--- Start ---

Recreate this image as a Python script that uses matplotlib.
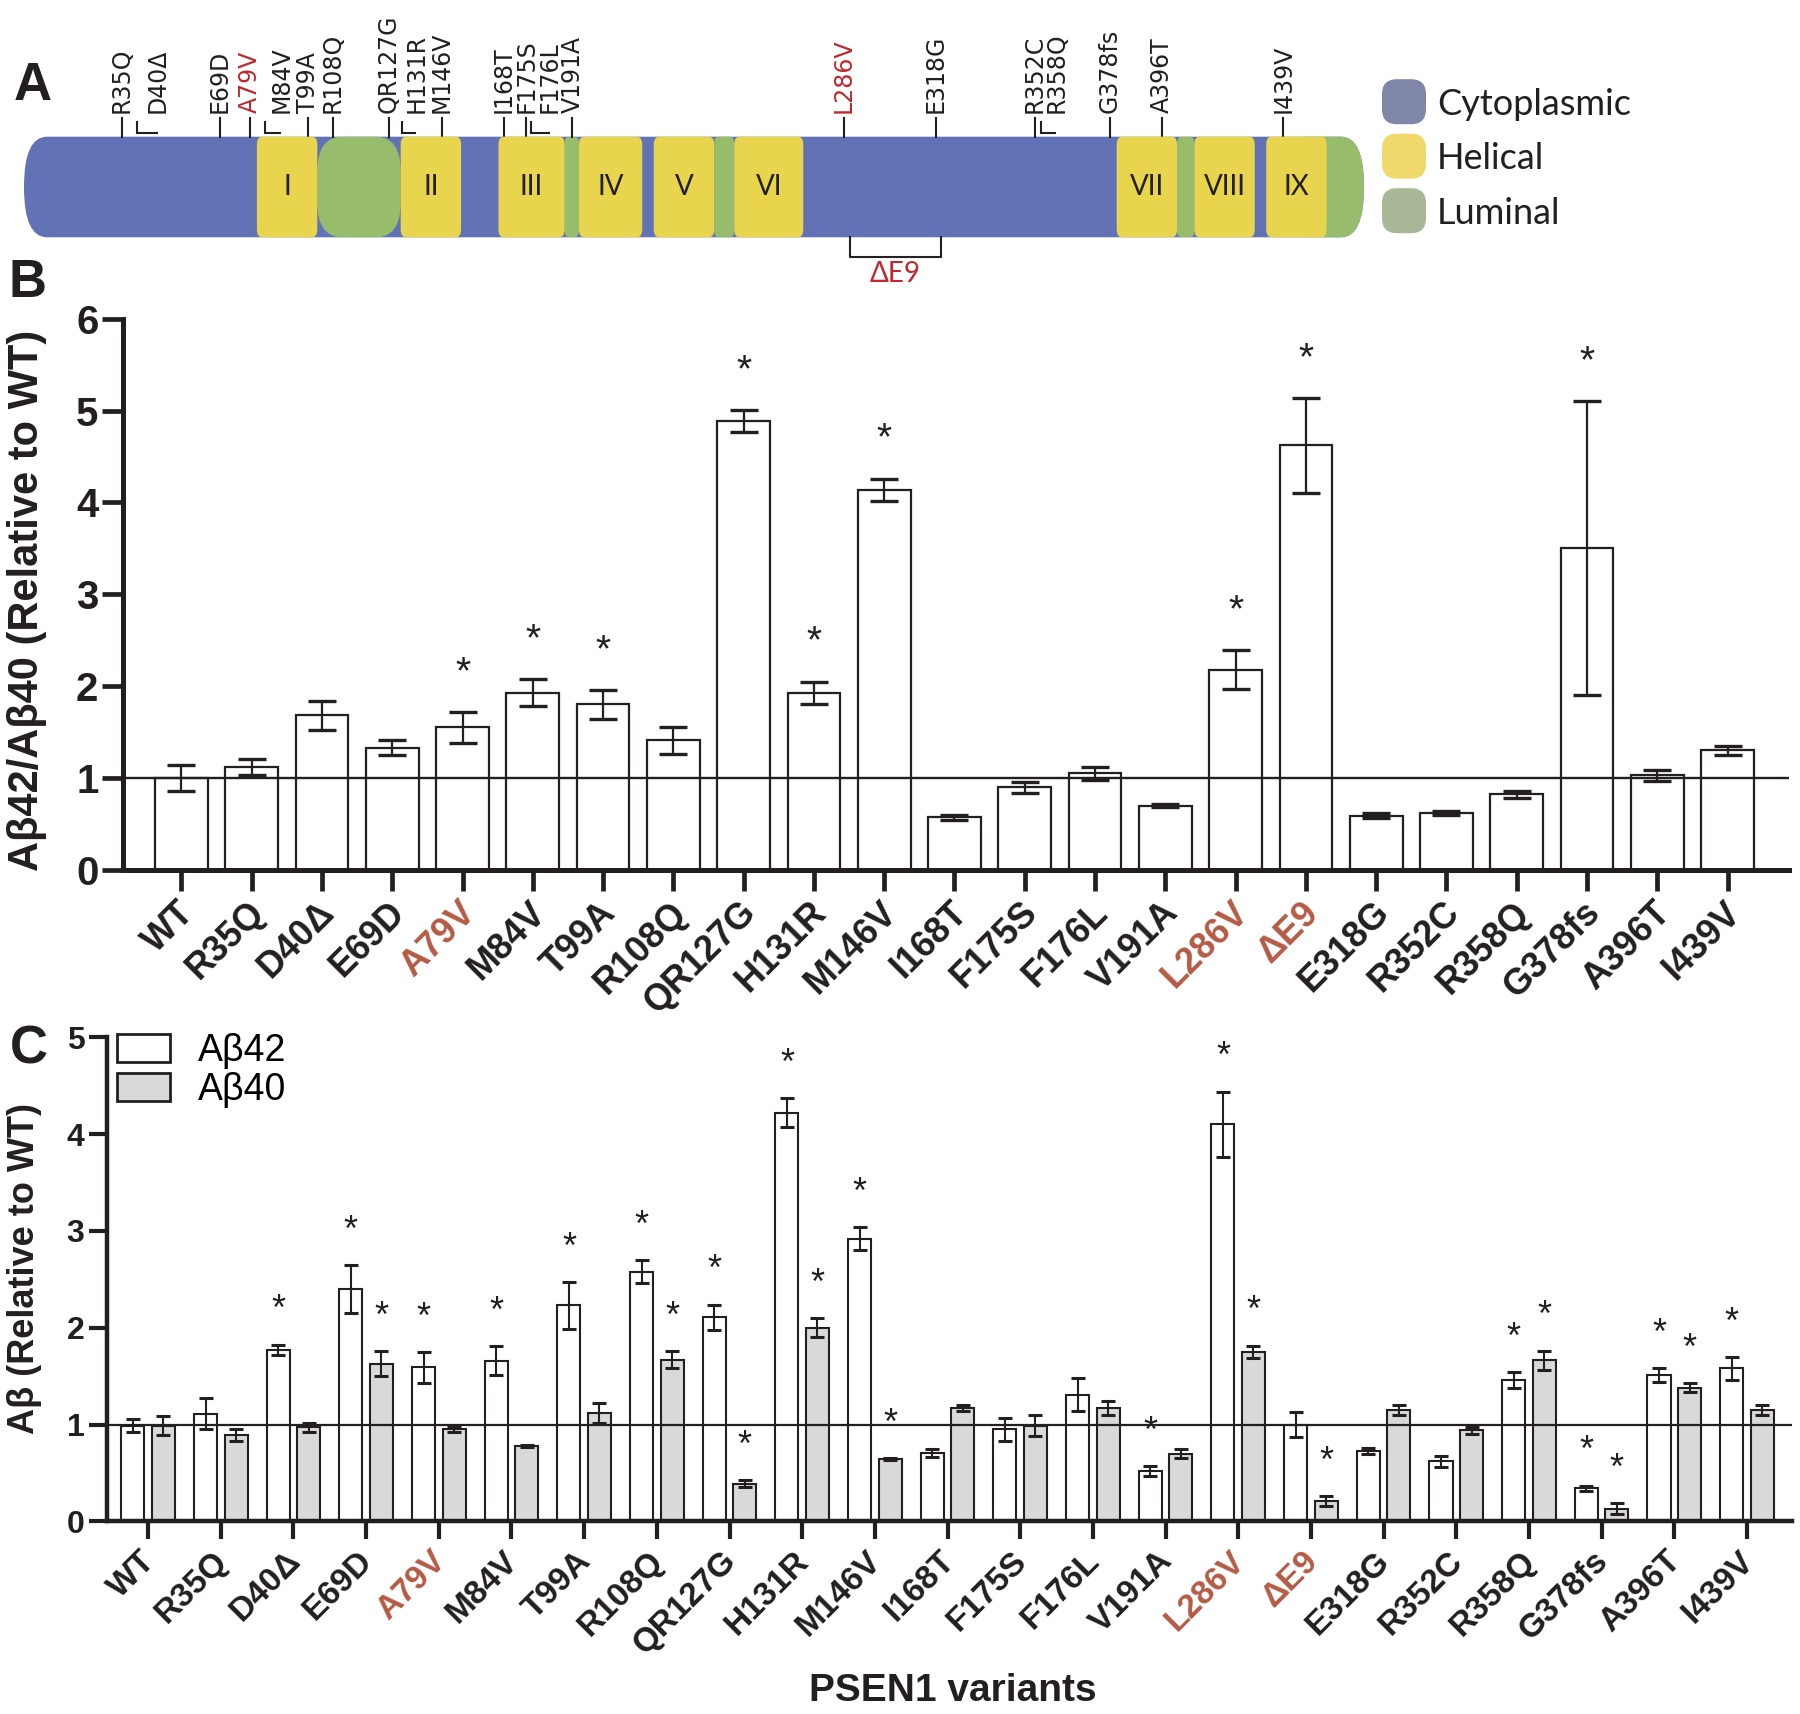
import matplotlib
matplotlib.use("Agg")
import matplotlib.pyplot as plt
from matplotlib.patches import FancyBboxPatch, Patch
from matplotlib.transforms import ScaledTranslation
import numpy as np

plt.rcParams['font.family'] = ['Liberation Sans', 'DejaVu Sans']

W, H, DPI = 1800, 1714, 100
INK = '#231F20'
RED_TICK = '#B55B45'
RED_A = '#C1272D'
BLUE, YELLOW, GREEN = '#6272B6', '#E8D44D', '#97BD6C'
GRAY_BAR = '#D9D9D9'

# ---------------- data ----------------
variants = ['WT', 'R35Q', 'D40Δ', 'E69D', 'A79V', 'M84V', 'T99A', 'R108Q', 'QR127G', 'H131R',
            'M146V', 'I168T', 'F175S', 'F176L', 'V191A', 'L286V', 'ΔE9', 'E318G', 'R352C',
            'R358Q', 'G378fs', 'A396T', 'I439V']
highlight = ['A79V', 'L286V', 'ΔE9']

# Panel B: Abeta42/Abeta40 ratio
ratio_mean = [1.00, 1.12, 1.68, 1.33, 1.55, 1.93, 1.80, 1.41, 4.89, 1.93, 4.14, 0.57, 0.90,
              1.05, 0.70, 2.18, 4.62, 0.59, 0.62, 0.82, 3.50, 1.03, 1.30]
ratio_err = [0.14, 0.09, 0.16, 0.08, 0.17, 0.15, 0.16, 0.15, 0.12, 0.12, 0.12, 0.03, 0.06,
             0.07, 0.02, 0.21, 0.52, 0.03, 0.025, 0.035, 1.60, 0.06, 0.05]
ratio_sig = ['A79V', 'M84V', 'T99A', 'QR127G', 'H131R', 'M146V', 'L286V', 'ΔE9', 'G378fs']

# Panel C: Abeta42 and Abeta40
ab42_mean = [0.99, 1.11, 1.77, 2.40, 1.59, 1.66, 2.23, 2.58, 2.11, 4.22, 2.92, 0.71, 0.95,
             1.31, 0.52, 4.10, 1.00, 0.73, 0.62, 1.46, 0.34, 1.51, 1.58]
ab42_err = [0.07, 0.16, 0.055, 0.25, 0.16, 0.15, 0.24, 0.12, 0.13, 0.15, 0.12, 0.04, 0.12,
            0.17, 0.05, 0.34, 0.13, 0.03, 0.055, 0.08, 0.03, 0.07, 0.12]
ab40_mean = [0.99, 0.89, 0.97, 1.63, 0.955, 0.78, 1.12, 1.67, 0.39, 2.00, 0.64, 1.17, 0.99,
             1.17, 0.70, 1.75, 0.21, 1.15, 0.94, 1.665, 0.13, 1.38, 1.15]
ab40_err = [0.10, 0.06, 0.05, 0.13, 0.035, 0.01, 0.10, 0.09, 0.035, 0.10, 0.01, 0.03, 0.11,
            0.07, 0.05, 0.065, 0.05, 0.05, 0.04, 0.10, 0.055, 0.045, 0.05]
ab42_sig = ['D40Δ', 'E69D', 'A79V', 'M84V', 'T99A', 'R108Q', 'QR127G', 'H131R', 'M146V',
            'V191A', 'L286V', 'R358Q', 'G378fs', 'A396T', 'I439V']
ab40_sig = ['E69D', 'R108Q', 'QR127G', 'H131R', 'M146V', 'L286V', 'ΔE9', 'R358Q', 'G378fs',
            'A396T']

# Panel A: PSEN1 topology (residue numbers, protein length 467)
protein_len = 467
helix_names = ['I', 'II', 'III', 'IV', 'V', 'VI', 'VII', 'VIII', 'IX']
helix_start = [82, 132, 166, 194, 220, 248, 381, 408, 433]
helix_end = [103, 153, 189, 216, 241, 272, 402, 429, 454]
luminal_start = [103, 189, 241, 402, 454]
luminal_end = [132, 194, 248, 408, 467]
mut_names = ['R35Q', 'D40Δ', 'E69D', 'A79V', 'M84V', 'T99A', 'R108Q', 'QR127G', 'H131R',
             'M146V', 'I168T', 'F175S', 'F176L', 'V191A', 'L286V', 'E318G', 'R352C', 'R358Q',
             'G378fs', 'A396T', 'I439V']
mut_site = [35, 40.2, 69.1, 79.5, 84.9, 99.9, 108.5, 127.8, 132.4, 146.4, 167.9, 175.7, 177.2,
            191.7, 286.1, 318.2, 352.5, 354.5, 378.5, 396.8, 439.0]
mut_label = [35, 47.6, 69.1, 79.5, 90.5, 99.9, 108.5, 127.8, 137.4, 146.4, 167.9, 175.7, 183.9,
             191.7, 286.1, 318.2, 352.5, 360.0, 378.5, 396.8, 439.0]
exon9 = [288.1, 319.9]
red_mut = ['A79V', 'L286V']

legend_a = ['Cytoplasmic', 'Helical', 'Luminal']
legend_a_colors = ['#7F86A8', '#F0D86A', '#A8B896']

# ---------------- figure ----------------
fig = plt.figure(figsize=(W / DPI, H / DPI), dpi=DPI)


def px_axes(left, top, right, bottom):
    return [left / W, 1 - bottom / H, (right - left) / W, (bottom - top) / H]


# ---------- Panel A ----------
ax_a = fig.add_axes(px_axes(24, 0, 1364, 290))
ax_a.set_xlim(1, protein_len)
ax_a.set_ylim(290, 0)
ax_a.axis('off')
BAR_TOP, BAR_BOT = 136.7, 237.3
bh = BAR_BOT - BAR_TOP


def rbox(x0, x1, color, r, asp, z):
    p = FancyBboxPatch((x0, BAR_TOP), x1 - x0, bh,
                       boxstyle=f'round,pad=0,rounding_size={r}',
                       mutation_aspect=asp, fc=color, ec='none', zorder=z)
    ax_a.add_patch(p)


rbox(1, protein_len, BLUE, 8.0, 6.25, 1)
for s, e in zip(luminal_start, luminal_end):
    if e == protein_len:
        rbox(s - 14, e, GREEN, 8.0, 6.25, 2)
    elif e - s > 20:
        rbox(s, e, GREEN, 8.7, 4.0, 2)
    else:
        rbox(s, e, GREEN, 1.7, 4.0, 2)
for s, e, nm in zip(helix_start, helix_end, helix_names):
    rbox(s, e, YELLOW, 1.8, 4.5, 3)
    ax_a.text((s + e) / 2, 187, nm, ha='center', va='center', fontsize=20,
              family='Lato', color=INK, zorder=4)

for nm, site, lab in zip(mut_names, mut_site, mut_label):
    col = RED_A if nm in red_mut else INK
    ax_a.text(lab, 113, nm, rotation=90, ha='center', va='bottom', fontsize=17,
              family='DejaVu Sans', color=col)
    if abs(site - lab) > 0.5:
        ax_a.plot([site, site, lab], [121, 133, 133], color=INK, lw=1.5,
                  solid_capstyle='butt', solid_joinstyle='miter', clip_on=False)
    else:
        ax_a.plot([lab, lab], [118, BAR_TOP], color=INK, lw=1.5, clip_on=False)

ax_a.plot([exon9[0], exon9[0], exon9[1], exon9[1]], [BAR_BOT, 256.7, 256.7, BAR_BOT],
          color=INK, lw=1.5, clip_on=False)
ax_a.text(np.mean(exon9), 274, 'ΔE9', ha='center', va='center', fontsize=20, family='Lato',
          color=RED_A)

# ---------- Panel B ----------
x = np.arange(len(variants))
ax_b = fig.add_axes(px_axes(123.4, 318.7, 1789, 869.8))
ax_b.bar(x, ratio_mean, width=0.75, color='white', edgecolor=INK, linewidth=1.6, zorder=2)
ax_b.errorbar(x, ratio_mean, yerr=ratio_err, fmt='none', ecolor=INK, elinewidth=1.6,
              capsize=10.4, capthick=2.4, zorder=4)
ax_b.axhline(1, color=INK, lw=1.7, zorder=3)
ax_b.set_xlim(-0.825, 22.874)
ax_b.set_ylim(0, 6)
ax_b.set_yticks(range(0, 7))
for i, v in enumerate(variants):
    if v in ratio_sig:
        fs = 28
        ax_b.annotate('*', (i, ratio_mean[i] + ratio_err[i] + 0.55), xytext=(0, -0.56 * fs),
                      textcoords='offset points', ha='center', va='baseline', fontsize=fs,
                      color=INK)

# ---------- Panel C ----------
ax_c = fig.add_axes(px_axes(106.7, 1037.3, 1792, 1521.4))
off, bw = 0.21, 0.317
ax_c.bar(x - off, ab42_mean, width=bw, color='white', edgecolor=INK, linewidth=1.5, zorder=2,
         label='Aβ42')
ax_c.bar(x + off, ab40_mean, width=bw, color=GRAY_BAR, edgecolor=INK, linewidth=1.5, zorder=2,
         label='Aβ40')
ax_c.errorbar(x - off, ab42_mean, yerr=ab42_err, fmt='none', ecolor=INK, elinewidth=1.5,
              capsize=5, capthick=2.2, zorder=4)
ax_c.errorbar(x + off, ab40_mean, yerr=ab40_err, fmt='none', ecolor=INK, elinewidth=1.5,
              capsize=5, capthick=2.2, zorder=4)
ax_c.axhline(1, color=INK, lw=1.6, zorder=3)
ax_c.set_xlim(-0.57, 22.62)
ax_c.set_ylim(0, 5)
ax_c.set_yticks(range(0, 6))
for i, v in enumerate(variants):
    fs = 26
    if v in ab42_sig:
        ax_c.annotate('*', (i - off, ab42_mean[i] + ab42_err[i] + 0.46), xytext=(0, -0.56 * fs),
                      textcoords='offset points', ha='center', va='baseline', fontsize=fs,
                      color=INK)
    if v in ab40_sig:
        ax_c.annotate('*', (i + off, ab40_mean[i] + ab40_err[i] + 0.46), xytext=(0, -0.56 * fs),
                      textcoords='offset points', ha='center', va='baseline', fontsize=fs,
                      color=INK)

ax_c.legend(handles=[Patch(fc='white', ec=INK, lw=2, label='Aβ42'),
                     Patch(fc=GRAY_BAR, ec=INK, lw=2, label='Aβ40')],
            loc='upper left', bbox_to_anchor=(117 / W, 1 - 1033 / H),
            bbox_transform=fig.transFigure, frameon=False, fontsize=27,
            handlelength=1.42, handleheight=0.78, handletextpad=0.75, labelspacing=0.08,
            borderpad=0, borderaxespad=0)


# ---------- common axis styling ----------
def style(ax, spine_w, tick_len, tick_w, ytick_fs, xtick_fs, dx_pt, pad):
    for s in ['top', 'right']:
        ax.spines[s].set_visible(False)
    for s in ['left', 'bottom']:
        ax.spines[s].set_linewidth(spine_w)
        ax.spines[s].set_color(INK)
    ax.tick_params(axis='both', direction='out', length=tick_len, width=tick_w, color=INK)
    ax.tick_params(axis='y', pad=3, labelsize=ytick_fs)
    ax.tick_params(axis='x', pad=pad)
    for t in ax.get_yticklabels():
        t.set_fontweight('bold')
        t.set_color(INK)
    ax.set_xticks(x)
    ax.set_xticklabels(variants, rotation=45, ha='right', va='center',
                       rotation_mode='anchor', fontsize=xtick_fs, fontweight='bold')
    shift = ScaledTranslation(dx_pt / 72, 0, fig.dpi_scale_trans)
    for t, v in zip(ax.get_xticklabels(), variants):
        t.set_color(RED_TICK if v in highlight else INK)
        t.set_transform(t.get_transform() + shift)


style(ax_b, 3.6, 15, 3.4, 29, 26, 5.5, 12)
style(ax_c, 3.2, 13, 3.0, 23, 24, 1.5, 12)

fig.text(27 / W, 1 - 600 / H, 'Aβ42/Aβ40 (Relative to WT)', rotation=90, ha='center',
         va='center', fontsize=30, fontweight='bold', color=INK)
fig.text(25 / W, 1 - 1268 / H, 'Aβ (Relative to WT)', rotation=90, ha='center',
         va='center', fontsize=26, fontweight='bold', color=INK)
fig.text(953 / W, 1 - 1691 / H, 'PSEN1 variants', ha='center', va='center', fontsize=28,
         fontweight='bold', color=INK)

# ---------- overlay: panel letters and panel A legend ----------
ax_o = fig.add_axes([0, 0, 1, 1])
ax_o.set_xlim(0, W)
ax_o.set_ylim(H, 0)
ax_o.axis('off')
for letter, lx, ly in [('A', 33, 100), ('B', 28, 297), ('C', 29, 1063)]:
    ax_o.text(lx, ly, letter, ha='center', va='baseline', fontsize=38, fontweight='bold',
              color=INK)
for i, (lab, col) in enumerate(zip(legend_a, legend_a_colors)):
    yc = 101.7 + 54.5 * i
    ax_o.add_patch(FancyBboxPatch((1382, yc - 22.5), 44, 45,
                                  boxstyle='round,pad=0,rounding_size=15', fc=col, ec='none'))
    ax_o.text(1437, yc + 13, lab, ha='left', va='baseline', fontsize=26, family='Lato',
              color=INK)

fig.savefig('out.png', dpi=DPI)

--- End ---

> [The exercise]: Take each line of the material that contains the word "matplotlib" and list it.

> [Output]:
Recreate this image as a Python script that uses matplotlib.
import matplotlib
matplotlib.use("Agg")
import matplotlib.pyplot as plt
from matplotlib.patches import FancyBboxPatch, Patch
from matplotlib.transforms import ScaledTranslation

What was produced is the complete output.